- Active: 15 June 1959 - present
- Country: India
- Branch: Indian Navy
- Garrison/HQ: INS Garuda, Kochi
- Nickname: The Flying Fish

Aircraft flown
- Reconnaissance: Britten-Norman Islander (historical) Dornier 228 Pipistrel Virus

= INAS 550 =

The INAS 550 is an Indian naval air squadron based at INS Venduruthy, Kochi.

== History ==
The oldest squadron of the Indian Navy, this was the unit where Naval Aviation was born, where it all began, and from where it grew and spread its wings to touch the skies. The Navy's first Fleet Requirement Unit (FRU), comprising two Sealands and manned by five pilots and two observers, was commissioned on 11 May 1953 at Venduruthy II, Kochi. Lt Cdr Y N Singh was the commissioning Squadron Commander. The FRU was recommissioned as INAS 550 on 15 June 1959 under the command of Lt Cdr Y N Singh.

In February 1954, the squadron acquired two Firefly aircraft. The squadron had its first moment of glory on 21 April 1954 when six aircraft, in batches of two, escorted SS Gothic from Colombo to Aden with Her Highness, Queen Elizabeth on board. In October 1956, HT-2 aircraft were inducted and the squadron was split up into INAS 550 A (Naval Jet Flt) at Sulur and the INAS 550-B Flt at Kochi.

In 1976, the squadron was equipped with Islander aircraft and HPT-32 aircraft were inducted in January 1986. In October 1987, the squadron completed basic flying training on the HPT-32 for the first batch of 6 naval pilots. However, the practice was discontinued and the squadron ceased further basic flying training on the HPTs. In December 1987 also saw the squadron being tasked for sorties in support of the IPKF operations in Sri Lanka.

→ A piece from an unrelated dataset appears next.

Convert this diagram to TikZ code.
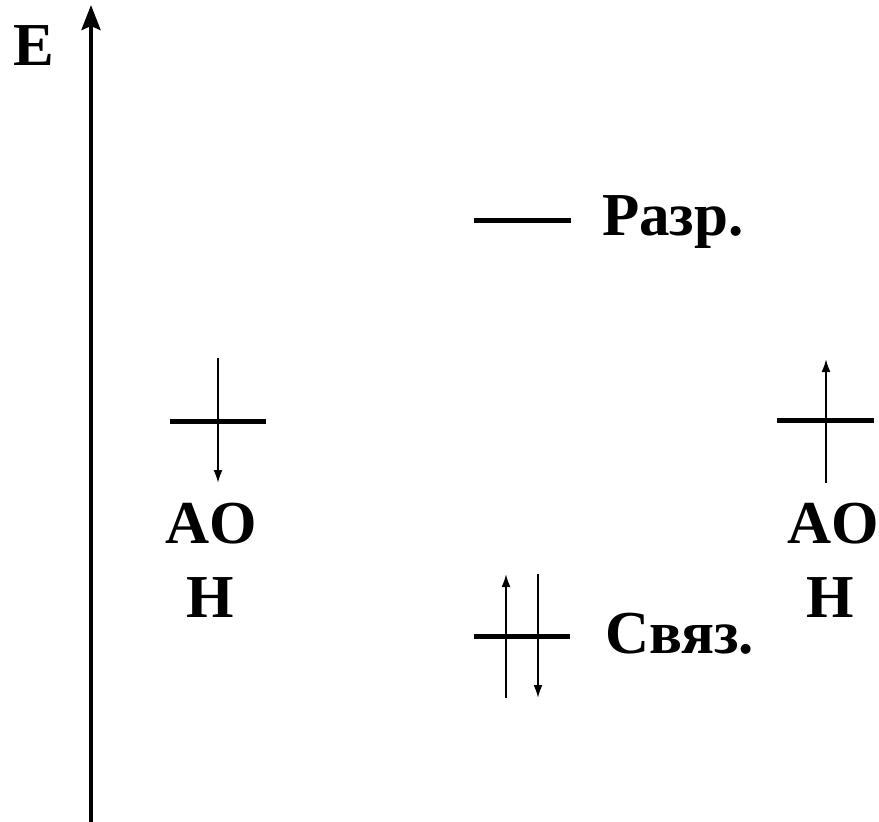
\documentclass[tikz,border=0pt]{standalone}
\usepackage{fontspec}
\setmainfont{Liberation Serif}
\usetikzlibrary{arrows.meta}
\begin{document}
\begin{tikzpicture}[x=1pt,y=-1pt,
  lvl/.style={line width=5pt},
  spin/.style={line width=2pt,-{Latex[length=13pt,width=9pt]}},
  lbl/.style={font=\fontsize{61}{72}\selectfont\bfseries,inner sep=0pt,anchor=base}]
\useasboundingbox (0,0) rectangle (879,822);
% axis
\coordinate (ax0) at (91,822);
\coordinate (ax1) at (91,5);
\draw[line width=4pt,-{Stealth[length=25pt,width=19pt,inset=4pt]}] (ax0) -- (ax1);
\node[lbl] (E) at (33.5,65) {E};
% left AO
\coordinate (l1) at (170,421); \coordinate (l2) at (266,421);
\draw[lvl] (l1) -- (l2);
\coordinate (ls) at (218,358); \coordinate (le) at (218,483);
\draw[spin] (ls) -- (le);
\node[lbl] (ao1) at (211,543) {AO};
\node[lbl] (h1) at (210,617) {H};
% right AO
\coordinate (r1) at (777,420); \coordinate (r2) at (874,420);
\draw[lvl] (r1) -- (r2);
\coordinate (rs) at (826,483); \coordinate (re) at (826,359);
\draw[spin] (rs) -- (re);
\node[lbl] (ao2) at (833,543) {AO};
\node[lbl] (h2) at (830,617) {H};
% antibonding
\coordinate (a1) at (474,220); \coordinate (a2) at (571,220);
\draw[lvl] (a1) -- (a2);
\node[lbl,anchor=base west] (razr) at (602,235) {Разр.};
% bonding
\coordinate (b1) at (474,636); \coordinate (b2) at (570,636);
\draw[lvl] (b1) -- (b2);
\coordinate (bu0) at (506,698); \coordinate (bu1) at (506,574);
\coordinate (bd0) at (538,574); \coordinate (bd1) at (538,698);
\draw[spin] (bu0) -- (bu1);
\draw[spin] (bd0) -- (bd1);
\node[lbl,anchor=base west] (svyaz) at (605,653) {Связ.};
\end{tikzpicture}
\end{document}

Through the late 1980s and the nineties the squadron did extensive flying towards Observer training, maritime reconnaissance and patrol missions. In the late 1990s a few of the piston-engine Britton-Norman Islander (BN 2B) aircraft were upgraded to turbo-prop engines (BN 2T), and the squadron also acquired its first Dornier aircraft. The present day 550 continues to be a squadron that puts in extensive flying effort towards maritime reconnaissance, patrol and Observer training.

On 16 March 2018, 2 Pipistrel Virus, locally termed Garud, were inducted into the squadron. The deliveries of 12 such aircraft were completed by 2019.

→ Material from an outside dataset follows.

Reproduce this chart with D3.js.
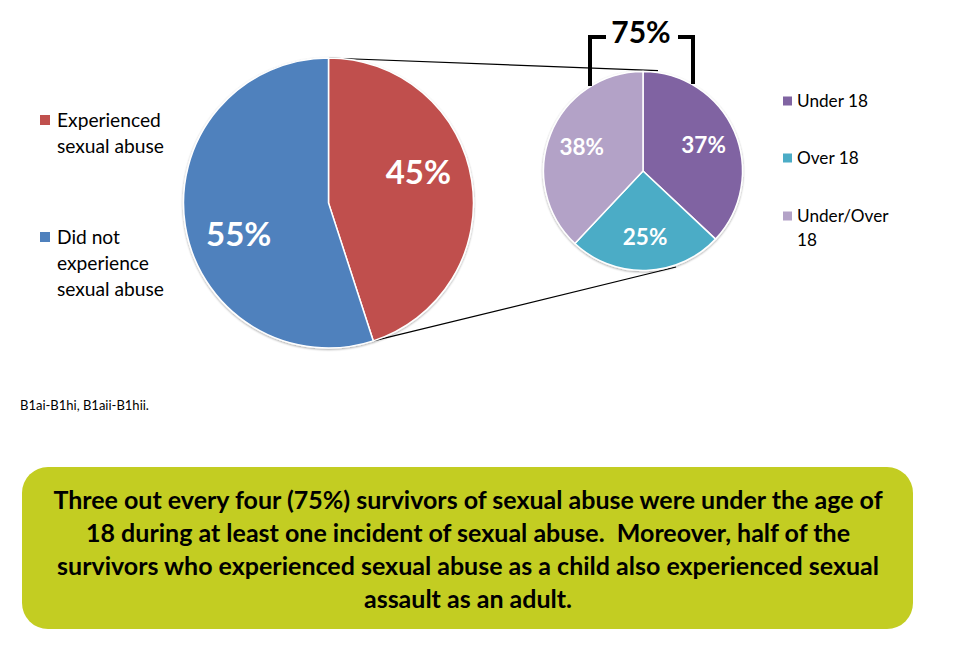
<!DOCTYPE html>
<html>
<head>
<meta charset="utf-8">
<script src="https://cdn.jsdelivr.net/npm/d3@7"></script>
<style>
  body { margin: 0; background: #fff; }
  svg { display: block; font-family: Lato, "Open Sans", sans-serif; }
</style>
</head>
<body>
<svg id="chart" width="961" height="649"></svg>
<script>
// main pie
var mainLabels = ["Experienced sexual abuse", "Did not experience sexual abuse"];
var mainValues = [45, 55];
var mainColors = ["#c0504d", "#4f81bd"];
// breakdown pie of the 45%
var subLabels = ["Under 18", "Over 18", "Under/Over 18"];
var subValues = [37, 25, 38];
var subColors = ["#8064a2", "#4bacc6", "#b3a2c7"];
var bracketLabel = "75%";
var noteLines = [
    "Three out every four (75%) survivors of sexual abuse were under the age of",
    "18 during at least one incident of sexual abuse.  Moreover, half of the",
    "survivors who experienced sexual abuse as a child also experienced sexual",
    "assault as an adult."
];
var sourceText = "B1ai-B1hi, B1aii-B1hii.";

var svg = d3.select("#chart");

var big = {cx: 328.5, cy: 203, r: 145};
var small = {cx: 643, cy: 171, r: 99.5};

var pie = d3.pie().sort(null).value(function (d) { return d; });

// soft edge like the office shadow
var defs = svg.append("defs");
var f = defs.append("filter").attr("id", "sh").attr("x", "-10%").attr("y", "-10%")
    .attr("width", "120%").attr("height", "120%");
f.append("feGaussianBlur").attr("in", "SourceAlpha").attr("stdDeviation", 1.2);
f.append("feOffset").attr("dx", 0).attr("dy", 0.5).attr("result", "b");
f.append("feComponentTransfer").append("feFuncA").attr("type", "linear").attr("slope", 0.35);
var fm = f.append("feMerge");
fm.append("feMergeNode");
fm.append("feMergeNode").attr("in", "SourceGraphic");

function pt(c, ang, r) {
    return [c.cx + r * Math.sin(ang), c.cy - r * Math.cos(ang)];
}

// connector lines between the two pies
var bigArcs = pie(mainValues);
var joinA = [0, bigArcs[0].endAngle];
var joinB = [8.5 * Math.PI / 180, 161 * Math.PI / 180];
var line = d3.line();
joinA.forEach(function (a, i) {
    svg.append("path")
        .attr("d", line([pt(big, a, big.r), pt(small, joinB[i], small.r + 2)]))
        .attr("stroke", "#000").attr("stroke-width", 1.2).attr("fill", "none");
});

function drawPie(c, values, colors, labelR, turn, fontSize) {
    var g = svg.append("g").attr("transform", "translate(" + c.cx + "," + c.cy + ")");
    var arc = d3.arc().innerRadius(0).outerRadius(c.r);
    var arcs = pie(values);
    var s = g.append("g").attr("filter", "url(#sh)");
    s.selectAll("path").data(arcs).enter().append("path")
        .attr("d", arc)
        .attr("fill", function (d, i) { return colors[i]; })
        .attr("stroke", "#fff").attr("stroke-width", 1.5);
    function lp(d) {
        var a = (d.startAngle + d.endAngle) / 2 + turn * Math.PI / 180;
        return [labelR * Math.sin(a), -labelR * Math.cos(a)];
    }
    g.selectAll("text").data(arcs).enter().append("text")
        .attr("x", function (d) { return lp(d)[0]; })
        .attr("y", function (d) { return lp(d)[1]; })
        .attr("dy", "0.36em")
        .attr("text-anchor", "middle")
        .attr("fill", "#fff")
        .attr("font-weight", "bold")
        .attr("font-size", fontSize)
        .text(function (d) { return d.data + "%"; });
    return g;
}

drawPie(big, mainValues, mainColors, 95, -10, 33);
drawPie(small, subValues, subColors, 66, 0, 22.5);

// bracket over the 75%
svg.append("path")
    .attr("d", "M590,86 V37 H606 M678,37 H693 V84")
    .attr("fill", "none").attr("stroke", "#000").attr("stroke-width", 4);
svg.append("text")
    .attr("x", 641).attr("y", 43)
    .attr("text-anchor", "middle")
    .attr("font-weight", "bold").attr("font-size", 30)
    .text(bracketLabel);

// left legend
var leftLines = [["Experienced", "sexual abuse"], ["Did not", "experience", "sexual abuse"]];
var leftY = [120, 237];
leftLines.forEach(function (ls, i) {
    svg.append("rect").attr("x", 40).attr("y", leftY[i] - 5).attr("width", 10).attr("height", 10)
        .attr("fill", mainColors[i]);
    ls.forEach(function (t, j) {
        svg.append("text").attr("x", 57).attr("y", leftY[i] + j * 26).attr("dy", "0.35em")
            .attr("font-size", 19.2).attr("fill", "#000").text(t);
    });
});

// right legend
var rightLines = [["Under 18"], ["Over 18"], ["Under/Over", "18"]];
var rightY = [101, 158, 216];
rightLines.forEach(function (ls, i) {
    svg.append("rect").attr("x", 783).attr("y", rightY[i] - 4.5).attr("width", 9).attr("height", 9)
        .attr("fill", subColors[i]);
    ls.forEach(function (t, j) {
        svg.append("text").attr("x", 797).attr("y", rightY[i] + j * 23.5).attr("dy", "0.35em")
            .attr("font-size", 17.2).attr("fill", "#000").text(t);
    });
});

// source note
svg.append("text").attr("x", 20).attr("y", 405).attr("dy", "0.35em")
    .attr("font-size", 13).attr("fill", "#000").text(sourceText);

// summary box
svg.append("rect")
    .attr("x", 22).attr("y", 467).attr("width", 891).attr("height", 162)
    .attr("rx", 26).attr("ry", 26)
    .attr("fill", "#c3cd22");
svg.append("g").selectAll("text").data(noteLines).enter().append("text")
    .attr("x", 468)
    .attr("y", function (d, i) { return 500 + i * 33; })
    .attr("dy", "0.35em")
    .attr("text-anchor", "middle")
    .attr("font-weight", "bold")
    .attr("font-size", 25)
    .attr("fill", "#000")
    .style("white-space", "pre")
    .text(function (d) { return d; });
</script>
</body>
</html>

As of 2024, the squadron provides Dornier Operational Flying Training to fixed wing pilots. The pilots are then further posted to operational squadrons equipped with Short Range Maritime Reconnaissance (SRMR) aircraft Dornier 228 (INAS 310, 311, 313, 314, 318) or Long Range Maritime Reconnaissance (LRMR) aircraft Boeing P-8I Neptune (INAS 312, 316). The squadron shall also impart training to pilots of Medium Range Maritime Reconnaissance (MRMR) aircraft EADS CASA C-295 planned to be inducted in future.